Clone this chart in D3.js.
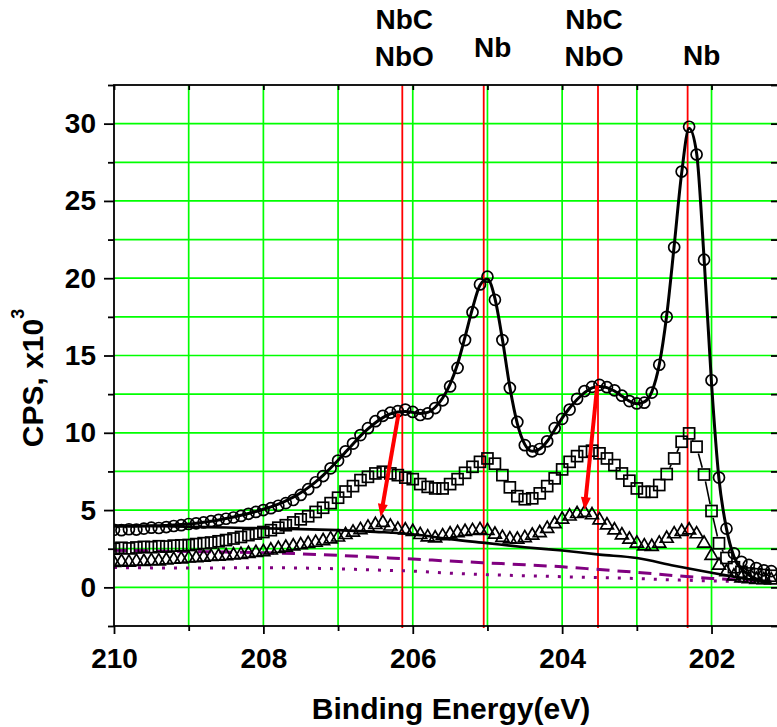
<!DOCTYPE html>
<html>
<head>
<meta charset="utf-8">
<script src="https://cdn.jsdelivr.net/npm/d3@7"></script>
<style>
  html, body { margin: 0; padding: 0; background: #fff; }
  svg { display: block; }
  text { font-family: "Liberation Sans", Arial, Helvetica, sans-serif; font-weight: bold; fill: #000; }
</style>
</head>
<body>
<svg id="chart" width="777" height="727"></svg>
<script>
// Nb 3d XPS region: binding energy grid (eV), 0.1 eV steps
const energy = [
  210.0, 209.9, 209.8, 209.7, 209.6, 209.5, 209.4, 209.3, 209.2, 209.1,
  209.0, 208.9, 208.8, 208.7, 208.6, 208.5, 208.4, 208.3, 208.2, 208.1,
  208.0, 207.9, 207.8, 207.7, 207.6, 207.5, 207.4, 207.3, 207.2, 207.1,
  207.0, 206.9, 206.8, 206.7, 206.6, 206.5, 206.4, 206.3, 206.2, 206.1,
  206.0, 205.9, 205.8, 205.7, 205.6, 205.5, 205.4, 205.3, 205.2, 205.1,
  205.0, 204.9, 204.8, 204.7, 204.6, 204.5, 204.4, 204.3, 204.2, 204.1,
  204.0, 203.9, 203.8, 203.7, 203.6, 203.5, 203.4, 203.3, 203.2, 203.1,
  203.0, 202.9, 202.8, 202.7, 202.6, 202.5, 202.4, 202.3, 202.2, 202.1,
  202.0, 201.9, 201.8, 201.7, 201.6, 201.5, 201.4, 201.3, 201.2
];

// Counts (x10^3 CPS), circles: measured spectrum
const circleCps = [
  3.72, 3.70, 3.76, 3.74, 3.80, 3.86, 3.84, 3.90, 3.97, 4.02,
  4.10, 4.14, 4.20, 4.28, 4.36, 4.44, 4.52, 4.62, 4.76, 4.88,
  5.00, 5.12, 5.28, 5.45, 5.65, 5.98, 6.35, 6.80, 7.20, 7.70,
  8.20, 8.80, 9.30, 9.85, 10.30, 10.75, 11.10, 11.30, 11.40, 11.50,
  11.35, 11.15, 11.25, 11.60, 12.10, 13.00, 14.20, 16.00, 17.80, 19.60,
  20.10, 18.60, 16.00, 12.90, 10.70, 9.20, 8.80, 8.95, 9.45, 10.30,
  10.90, 11.50, 12.20, 12.70, 12.97, 13.10, 12.95, 12.75, 12.40, 12.05,
  11.90, 11.95, 12.60, 14.40, 17.50, 22.00, 26.90, 29.80, 28.00, 21.20,
  13.40, 7.10, 3.80, 2.20, 1.65, 1.45, 1.25, 1.10, 1.05
];

// Fitted envelope through the circle spectrum
const envelopeFit = [
  3.95, 3.95, 3.96, 3.96, 3.97, 3.98, 3.99, 4.01, 4.03, 4.06,
  4.10, 4.15, 4.21, 4.28, 4.36, 4.45, 4.55, 4.66, 4.78, 4.91,
  5.05, 5.21, 5.39, 5.60, 5.84, 6.12, 6.45, 6.83, 7.25, 7.72,
  8.22, 8.75, 9.28, 9.80, 10.25, 10.65, 10.98, 11.22, 11.35, 11.38,
  11.32, 11.25, 11.32, 11.65, 12.25, 13.15, 14.45, 16.20, 18.05, 19.55,
  19.95, 18.70, 16.05, 12.95, 10.60, 9.25, 8.80, 8.95, 9.45, 10.20,
  10.95, 11.60, 12.15, 12.60, 12.90, 13.00, 12.92, 12.70, 12.38, 12.05,
  11.88, 12.00, 12.65, 14.40, 17.60, 22.10, 26.80, 29.70, 28.10, 21.30,
  13.20, 7.00, 3.80, 2.00, 1.20, 0.80, 0.55, 0.40, 0.30
];

// Squares spectrum
const squareCps = [
  2.50, 2.56, 2.52, 2.58, 2.62, 2.60, 2.66, 2.64, 2.70, 2.72,
  2.74, 2.80, 2.86, 2.90, 2.98, 3.06, 3.16, 3.26, 3.38, 3.48,
  3.58, 3.70, 3.86, 4.02, 4.20, 4.40, 4.60, 4.88, 5.15, 5.45,
  5.80, 6.20, 6.55, 6.94, 7.15, 7.37, 7.48, 7.37, 7.26, 7.10,
  7.00, 6.68, 6.50, 6.40, 6.40, 6.68, 7.00, 7.41, 7.80, 8.12,
  8.34, 8.00, 7.26, 6.47, 5.90, 5.70, 5.76, 6.08, 6.55, 7.05,
  7.63, 8.12, 8.49, 8.77, 8.84, 8.67, 8.34, 7.91, 7.37, 6.90,
  6.40, 6.18, 6.18, 6.62, 7.33, 8.34, 9.42, 9.96, 9.10, 7.30,
  4.94, 2.85, 1.90, 1.30, 1.00, 0.90, 0.85, 0.80, 0.75
];

// Triangles spectrum
const triangleCps = [
  1.60, 1.66, 1.62, 1.68, 1.66, 1.72, 1.70, 1.76, 1.80, 1.82,
  1.88, 1.90, 1.94, 1.98, 2.00, 2.04, 2.08, 2.12, 2.18, 2.24,
  2.30, 2.40, 2.50, 2.58, 2.66, 2.74, 2.82, 2.90, 3.00, 3.12,
  3.24, 3.40, 3.56, 3.72, 3.88, 4.05, 4.18, 3.95, 3.75, 3.70,
  3.60, 3.40, 3.25, 3.18, 3.32, 3.44, 3.52, 3.60, 3.66, 3.72,
  3.66, 3.42, 3.22, 3.12, 3.10, 3.20, 3.36, 3.52, 3.80, 4.10,
  4.40, 4.60, 4.76, 4.83, 4.68, 4.35, 4.02, 3.70, 3.38, 3.10,
  2.85, 2.67, 2.63, 2.85, 3.16, 3.45, 3.60, 3.70, 3.45, 2.85,
  2.05, 1.42, 1.00, 0.72, 0.60, 0.54, 0.50, 0.48, 0.47
];

// Backgrounds, on a 0.5 eV grid
const baseEnergy = [210.0, 209.5, 209.0, 208.5, 208.0, 207.5, 207.0, 206.5, 206.0, 205.5,
                    205.0, 204.5, 204.0, 203.5, 203.0, 202.5, 202.0, 201.5, 201.2];
const shirleyBg  = [4.00, 3.97, 3.92, 3.87, 3.82, 3.77, 3.70, 3.59, 3.44, 3.12,
                    2.86, 2.60, 2.38, 2.12, 1.90, 1.40, 0.94, 0.52, 0.27];
const dashedBg   = [2.40, 2.36, 2.32, 2.28, 2.24, 2.17, 2.07, 1.95, 1.83, 1.70,
                    1.58, 1.46, 1.33, 1.15, 0.97, 0.76, 0.58, 0.46, 0.40];
const dottedBg   = [1.28, 1.26, 1.25, 1.26, 1.27, 1.25, 1.20, 1.12, 1.05, 0.92,
                    0.82, 0.75, 0.69, 0.63, 0.57, 0.48, 0.42, 0.38, 0.36];

// Reference peak positions and their labels
const peakEnergy = [206.14, 205.05, 203.52, 202.32];
const peakLabels = [["NbC", "NbO"], ["Nb"], ["NbC", "NbO"], ["Nb"]];

// Arrows: [energy, counts] start and tip
const arrowFrom = [[206.19, 11.24], [203.53, 13.05]];
const arrowTo   = [[206.43, 4.55],  [203.70, 5.00]];

// Axis ticks
const xTicks = [210, 208, 206, 204, 202];
const xMinorTicks = [209, 207, 205, 203];
const yTicks = [0, 5, 10, 15, 20, 25, 30];
const yMinorTicks = [-2.5, 2.5, 7.5, 12.5, 17.5, 22.5, 27.5, 32.5];

// ---------------------------------------------------------------
const svg = d3.select("#chart");
const X0 = 114, X1 = 778, Y0 = 85, Y1 = 626;
const x = d3.scaleLinear().domain([210, 201.11]).range([X0, X1]);
const y = d3.scaleLinear().domain([-2.5, 32.5]).range([Y1, Y0]);

svg.append("rect").attr("width", 777).attr("height", 727).attr("fill", "#fff");

svg.append("defs").append("clipPath").attr("id", "plotClip")
  .append("rect").attr("x", X0).attr("y", Y0).attr("width", X1 - X0).attr("height", Y1 - Y0);

// Grid
const grid = svg.append("g").attr("stroke", "#00ff00").attr("stroke-width", 1.7);
const vGrid = xTicks.concat(xMinorTicks).filter(d => d < 210);
grid.selectAll("line.v").data(vGrid).join("line")
  .attr("x1", d => x(d)).attr("x2", d => x(d)).attr("y1", Y0).attr("y2", Y1);
const hGrid = yTicks.concat(yMinorTicks).filter(d => d > -2.5 && d < 32.5);
grid.selectAll("line.h").data(hGrid).join("line")
  .attr("x1", X0).attr("x2", X1).attr("y1", d => y(d)).attr("y2", d => y(d));

// Peak reference lines
svg.append("g").selectAll("line").data(peakEnergy).join("line")
  .attr("x1", d => x(d)).attr("x2", d => x(d)).attr("y1", Y0).attr("y2", Y1 + 2)
  .attr("stroke", "#ff0000").attr("stroke-width", 1.8);

const plot = svg.append("g").attr("clip-path", "url(#plotClip)");

const baseLine = d3.line().x((d, i) => x(baseEnergy[i])).y(d => y(d)).curve(d3.curveMonotoneX);
plot.append("path").datum(dottedBg).attr("d", baseLine).attr("fill", "none")
  .attr("stroke", "#800080").attr("stroke-width", 3).attr("stroke-dasharray", "3,9");
plot.append("path").datum(dashedBg).attr("d", baseLine).attr("fill", "none")
  .attr("stroke", "#800080").attr("stroke-width", 3).attr("stroke-dasharray", "13,8");
plot.append("path").datum(shirleyBg).attr("d", baseLine).attr("fill", "none")
  .attr("stroke", "#000").attr("stroke-width", 2.6);

// Line + symbol with the connector interrupted around each symbol
function gappedConnector(values, gap) {
  const pts = values.map((v, i) => [x(energy[i]), y(v)]);
  const segs = [];
  for (let i = 0; i < pts.length - 1; i++) {
    const [ax, ay] = pts[i], [bx, by] = pts[i + 1];
    const dx = bx - ax, dy = by - ay, L = Math.hypot(dx, dy);
    if (L > 2 * gap + 1) {
      const ux = dx / L, uy = dy / L;
      segs.push([ax + ux * gap, ay + uy * gap, bx - ux * gap, by - uy * gap]);
    }
  }
  return segs;
}

function drawConnector(values, gap) {
  plot.append("g").selectAll("line").data(gappedConnector(values, gap)).join("line")
    .attr("x1", d => d[0]).attr("y1", d => d[1]).attr("x2", d => d[2]).attr("y2", d => d[3])
    .attr("stroke", "#000").attr("stroke-width", 1.6);
}

// Triangles
drawConnector(triangleCps, 7);
const triSym = d3.symbol().type(d3.symbolTriangle).size(72);
plot.append("g").selectAll("path").data(triangleCps).join("path")
  .attr("d", triSym)
  .attr("transform", (d, i) => `translate(${x(energy[i])},${y(d)})`)
  .attr("fill", "none").attr("stroke", "#000").attr("stroke-width", 1.7);

// Squares
drawConnector(squareCps, 7);
plot.append("g").selectAll("rect").data(squareCps).join("rect")
  .attr("x", (d, i) => x(energy[i]) - 5.5).attr("y", d => y(d) - 5.5)
  .attr("width", 11).attr("height", 11)
  .attr("fill", "none").attr("stroke", "#000").attr("stroke-width", 1.7);

// Circles + fitted envelope
plot.append("g").selectAll("circle").data(circleCps).join("circle")
  .attr("cx", (d, i) => x(energy[i])).attr("cy", d => y(d)).attr("r", 5.5)
  .attr("fill", "none").attr("stroke", "#000").attr("stroke-width", 1.7);
const fitLine = d3.line().x((d, i) => x(energy[i])).y(d => y(d)).curve(d3.curveMonotoneX);
plot.append("path").datum(envelopeFit).attr("d", fitLine).attr("fill", "none")
  .attr("stroke", "#000").attr("stroke-width", 3);

// Arrows
const arrows = svg.append("g");
arrowFrom.forEach((from, k) => {
  const to = arrowTo[k];
  const x1 = x(from[0]), y1 = y(from[1]), x2 = x(to[0]), y2 = y(to[1]);
  const dx = x2 - x1, dy = y2 - y1, L = Math.hypot(dx, dy);
  const ux = dx / L, uy = dy / L, head = 13, hw = 5;
  const bx = x2 - ux * head, by = y2 - uy * head;
  arrows.append("line").attr("x1", x1).attr("y1", y1).attr("x2", bx + ux).attr("y2", by + uy)
    .attr("stroke", "#ff0000").attr("stroke-width", 4);
  arrows.append("polygon")
    .attr("points", `${x2},${y2} ${bx - uy * hw},${by + ux * hw} ${bx + uy * hw},${by - ux * hw}`)
    .attr("fill", "#ff0000");
});

// Axes
function styleAxis(g) {
  g.select(".domain").remove();
  g.selectAll(".tick line").attr("stroke", "#000").attr("stroke-width", 1.8);
  g.selectAll("text").style("font-size", "28px").style("font-weight", "bold")
    .style("font-family", "'Liberation Sans', Arial, sans-serif").attr("fill", "#000");
}
svg.append("g").attr("transform", `translate(0,${Y1})`)
  .call(d3.axisBottom(x).tickValues(xTicks).tickSize(8).tickPadding(14).tickFormat(d3.format("d")))
  .call(styleAxis);
svg.append("g").attr("transform", `translate(0,${Y1})`)
  .call(d3.axisBottom(x).tickValues(xMinorTicks).tickSize(5).tickFormat(""))
  .call(styleAxis);
svg.append("g").attr("transform", `translate(${X0},0)`)
  .call(d3.axisLeft(y).tickValues(yTicks).tickSize(10).tickPadding(8).tickFormat(d3.format("d")))
  .call(styleAxis);
svg.append("g").attr("transform", `translate(${X0},0)`)
  .call(d3.axisLeft(y).tickValues(yMinorTicks).tickSize(6).tickFormat(""))
  .call(styleAxis);
// inward ticks on top and right
svg.append("g").attr("transform", `translate(0,${Y0})`)
  .call(d3.axisBottom(x).tickValues(xTicks.concat(xMinorTicks)).tickSize(5).tickFormat(""))
  .call(styleAxis);
svg.append("g").attr("transform", `translate(${X1},0)`)
  .call(d3.axisLeft(y).tickValues(yTicks.concat(yMinorTicks)).tickSize(7).tickFormat(""))
  .call(styleAxis);

// Frame
svg.append("rect").attr("x", X0).attr("y", Y0).attr("width", X1 - X0).attr("height", Y1 - Y0)
  .attr("fill", "none").attr("stroke", "#000").attr("stroke-width", 1.8);

// Peak labels above the frame
const labelShift = [2, 9, -4, 14];
const labelBase = [[29, 66], [57], [29, 66], [65]];
peakLabels.forEach((lines, k) => {
  lines.forEach((t, j) => {
    svg.append("text").attr("x", x(peakEnergy[k]) + labelShift[k]).attr("y", labelBase[k][j])
      .attr("text-anchor", "middle").style("font-size", "28px").text(t);
  });
});

// Axis titles
svg.append("text").attr("x", 451).attr("y", 719).attr("text-anchor", "middle")
  .style("font-size", "30px").text("Binding Energy(eV)");
const yTitle = svg.append("text").attr("transform", "translate(43,378) rotate(-90)")
  .attr("text-anchor", "middle").style("font-size", "30px");
yTitle.append("tspan").text("CPS, x10");
yTitle.append("tspan").attr("dy", -19).style("font-size", "18px").text("3");
</script>
</body>
</html>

## Exercise brief
Show the lines from the data above that contain the string "chart".

## Exercise answer
Clone this chart in D3.js.
<svg id="chart" width="777" height="727"></svg>
const svg = d3.select("#chart");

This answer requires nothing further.